Reforming Bretton Woods Institutions to Achieve Climate Change and Development Goals

Cape Town. Photo by Waldo Piater via Unsplash.
Cape Town, South Africa. Photo by Waldo Piater via Unsplash.

Countries will need to mobilize a stepwise increase in domestic resources and put in place a broad array of new policies in order to meet the targets set out under the Paris Agreement on climate change and the United Nations 2030 Sustainable Development Goals (SDGs).

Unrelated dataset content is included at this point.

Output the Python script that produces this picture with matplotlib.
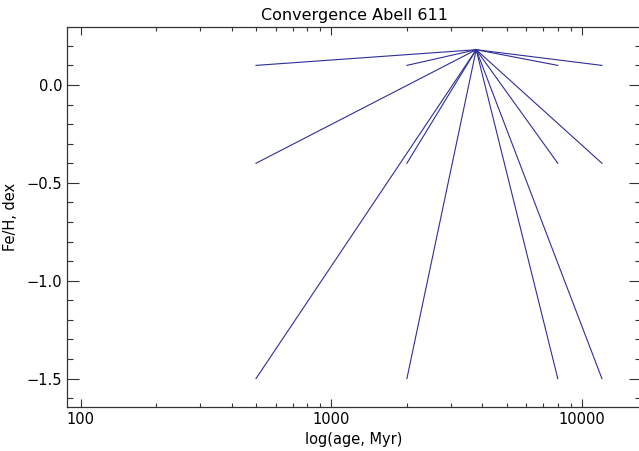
import matplotlib
matplotlib.use("Agg")
import matplotlib.pyplot as plt
from matplotlib.ticker import FixedLocator, MultipleLocator, NullFormatter

# Convergence point
conv_age = 3780.0
conv_feh = 0.18

# Starting grid
start_ages = [500, 2000, 8000, 12000]
start_fehs = [0.1, -0.4, -1.5]

xticks = [100, 1000, 10000]
xticklabels = ["100", "1000", "10000"]
yticks = [0.0, -0.5, -1.0, -1.5]
yticklabels = ["0.0", "\u22120.5", "\u22121.0", "\u22121.5"]

fig = plt.figure(figsize=(6.39, 4.51), dpi=100)
ax = fig.add_axes([0.1049, 0.0976, 0.8983, 0.8425])

color = "#2e2e98"
for a in start_ages:
    for f in start_fehs:
        ax.plot([a, conv_age], [f, conv_feh], color=color, lw=0.8)

ax.set_xscale("log")
ax.set_xlim(88.1, 17190)
ax.set_ylim(-1.645, 0.296)

ax.xaxis.set_major_locator(FixedLocator(xticks))
ax.set_xticklabels(xticklabels)
ax.xaxis.set_minor_locator(FixedLocator([m * d for d in [100, 1000, 10000] for m in range(2, 10)]))
ax.xaxis.set_minor_formatter(NullFormatter())
ax.set_yticks(yticks)
ax.set_yticklabels(yticklabels)
ax.yaxis.set_minor_locator(MultipleLocator(0.1))

ax.tick_params(which="both", direction="in", top=True, right=True, labelsize=10.5, colors="#333333", labelcolor="black", width=0.8)
ax.tick_params(axis="y", which="major", length=8.5)
ax.tick_params(axis="y", which="minor", length=4.3)
ax.tick_params(axis="x", which="major", length=5.5)
ax.tick_params(axis="x", which="minor", length=3)
for s in ax.spines.values():
    s.set_linewidth(0.9)
    s.set_color("#333333")

ax.set_title("Convergence Abell 611", fontsize=11.5, pad=5)
ax.set_xlabel("log(age, Myr)", fontsize=10.5, labelpad=4)
ax.set_ylabel("Fe/H, dex", fontsize=10.5, labelpad=6)

fig.savefig("out.png", dpi=100)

Delivering economic growth and prosperity in a manner that is socially inclusive, low-carbon and resilient to climate and other external shocks will require countries to transform the very structure of their economies.

To that end, the Bretton Woods Institutions (BWI) – the International Monetary Fund (IMF) and World Bank Group, as well as other multilateral development banks (MDBs) – will need to play an important supporting and coordinating role in these efforts.

In a new journal article published in One Earth, Kevin P. Gallagher, Rishikesh Ram Bhandary, Rebecca Ray and Luma Ramos outline the scale of the financing challenge for developing countries and offer a series of policy reform proposals at the BWIs that can help align developing economy growth trajectories with climate and development goals.

Policy recommendations:
  • MDBs need to more explicitly align their work with the Paris Agreement and the SDGs. This includes:
    • Catalyzing a stepwise increase in the scale of MDB capital.
    • Reforming the policy mix within MDBs to be more centered on investing in national development strategies that are equitable, low-carbon and resilient while reducing poverty and providing global public goods.
    • Increasing the voice and representation of the world’s poorest countries.
  • The IMF has a role to play in ensuring countries can mobilize massive amounts of financing in a manner that is fiscally and financially stable, while preventing and mitigating macro-critical risks arising from climate change and climate policies. This includes:
    • Broadening multilateral surveillance activities beyond carbon pricing as both an instrument and a source of revenue for climate finance.
    • Strengthening bilateral surveillance and capacity building.
    • Scaling up IMF resources and ensuring programs focus on green stimuli rather than fiscal consolidation.
  • BWIs must increase the voice and representation of emerging market and developing economies (EMDEs). EMDES have been working to achieve this by:
    • Establishing coalitions, such as the Intergovernmental Group of 24, to work as a bloc within the IMF and World Bank.
    • Constructing their own institutions to provide the same services as BWIs but with more conducive terms.
    • Creating a network of development finance institutions – including the Asian Infrastructure Investment Bank, the New Development Bank, the China Development Bank and more – with assets totaling $18.7 trillion.

Overall, the authors note that, while countries are in high-level agreement on the need for international financial architecture reform that delivered on development and climate goals, they do not fully converge on sequence, prioritization or even the types of reforms needed. Given this, concerted coordination across countries and institutions will be crucial to reaching the full potential of reform.